Knowledge RAG System Setup

Date: 2026-02-01 Status: ✅ Operational LLM Provider: Claude CLI (Max plan - unlimited)

Architecture

Paperless-ngx (OCR/Index) → Document Export → ChromaDB (GPU Embeddings) → Query API
                                                                            ↓
                                                                      Claude CLI
                                                                   (Max plan LLM)

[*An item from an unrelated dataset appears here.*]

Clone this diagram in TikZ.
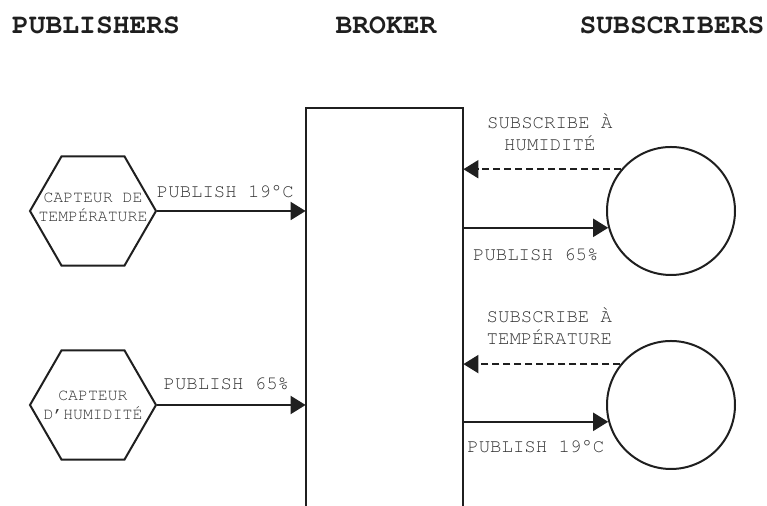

Pipeline Changes (2026-02-01)

Removed: Direct Anthropic API (credits-based) Added: Claude CLI (Max plan - unlimited) as LLM provider

Benefits:

  • Unlimited usage via Max subscription
  • Consistent quality across all domains
  • No API key/credits management
  • Unified CLI for all knowledge systems (PatentBot, RAG, domains)
  • GPU dedicated to embeddings only

Components

1. Paperless-ngx (Document Management)

  • Location: Docker container paperless
  • Web UI: http://localhost:8000
  • Consume folder: /home/shdwdev/docker-services/paperless/consume/
  • API Token: 291bc34a562298e93b720ae08e0e02988b0dfe00

Docker compose: /home/shdwdev/docker-services/paperless/docker-compose.yml

Key features:

  • OCR processing with Tesseract
  • Full-text search
  • Tag-based organization
  • REST API for document retrieval

2. Knowledge RAG System

  • Location: /home/shdwdev/projects/knowledge-rag/
  • Python venv: ./venv/ (5.2GB with PyTorch CUDA)
  • ChromaDB: ./chroma_db/ (4.5GB+ with 721K+ chunks)

Environment (.env):

PAPERLESS_URL=http://localhost:8000
PAPERLESS_TOKEN=291bc34a562298e93b720ae08e0e02988b0dfe00
CHROMA_PATH=./chroma_db

3. Claude CLI (LLM Provider)

  • Provider: Claude CLI (Max plan subscription)
  • Location: ~/.local/bin/claude
  • Use Cases: RAG queries, entity extraction, gap detection, reasoning
  • Note: No API key needed - uses Max subscription auth

4. GPU Acceleration (Embeddings Only)

  • GPU: NVIDIA GeForce RTX 2060 SUPER (8GB VRAM)
  • CUDA: 13.0
  • Driver: 580.119.02
  • PyTorch: 2.5.1+cu121
  • Embedding Model: sentence-transformers/all-MiniLM-L6-v2 (CUDA)

Usage

Sync Documents from Paperless

cd /home/shdwdev/projects/knowledge-rag
source venv/bin/activate
export $(cat .env | xargs)
python3 knowledge_rag.py sync

List Indexed Documents

python3 knowledge_rag.py list

Search Knowledge Base

python3 knowledge_rag.py search "OSINT social media techniques"

RAG Query

python3 knowledge_rag.py query "What are the best OSINT techniques for social media?"

Python API

from knowledge_rag import KnowledgeBase
 
kb = KnowledgeBase()
kb.sync_from_paperless()  # Sync new documents
 
# Search only (no LLM)
results = kb.search("Greek mystery rites", n_results=5)
 
# Full RAG with Claude
answer = kb.query("What herbs were used in ancient Greek rituals?")
print(answer["answer"])
print(answer["sources"])

Current Corpus (as of 2026-02-01)

Total chunks: 721,275+

CorpusChunks
science554,335
engineering87,746
tech43,067
math26,311
knowledge_base7,127
greek1,135
esoteric846
quantum_biology555
biohacking153

Performance

OperationGPU (RTX 2060)
Embed 1000 docs~2 minutes
Search query~200ms
RAG query (Claude CLI)~2-5 seconds

Maintenance

Re-sync after new Paperless documents

python3 knowledge_rag.py sync

(Only indexes new/modified documents)

Clear and rebuild index

rm -rf ./chroma_db
python3 knowledge_rag.py sync

Troubleshooting

GPU not detected

python3 -c "import torch; print(torch.cuda.is_available())"
# Should print: True

Claude CLI not found

which claude  # Should show ~/.local/bin/claude
claude --version  # Verify working

If missing, install via: pip install claude-code

Paperless API 403 Forbidden

Regenerate token:

docker exec paperless python3 manage.py shell -c "
from django.contrib.auth.models import User
from rest_framework.authtoken.models import Token
user = User.objects.filter(is_superuser=True).first()
Token.objects.filter(user=user).delete()
token = Token.objects.create(user=user)
print(token.key)"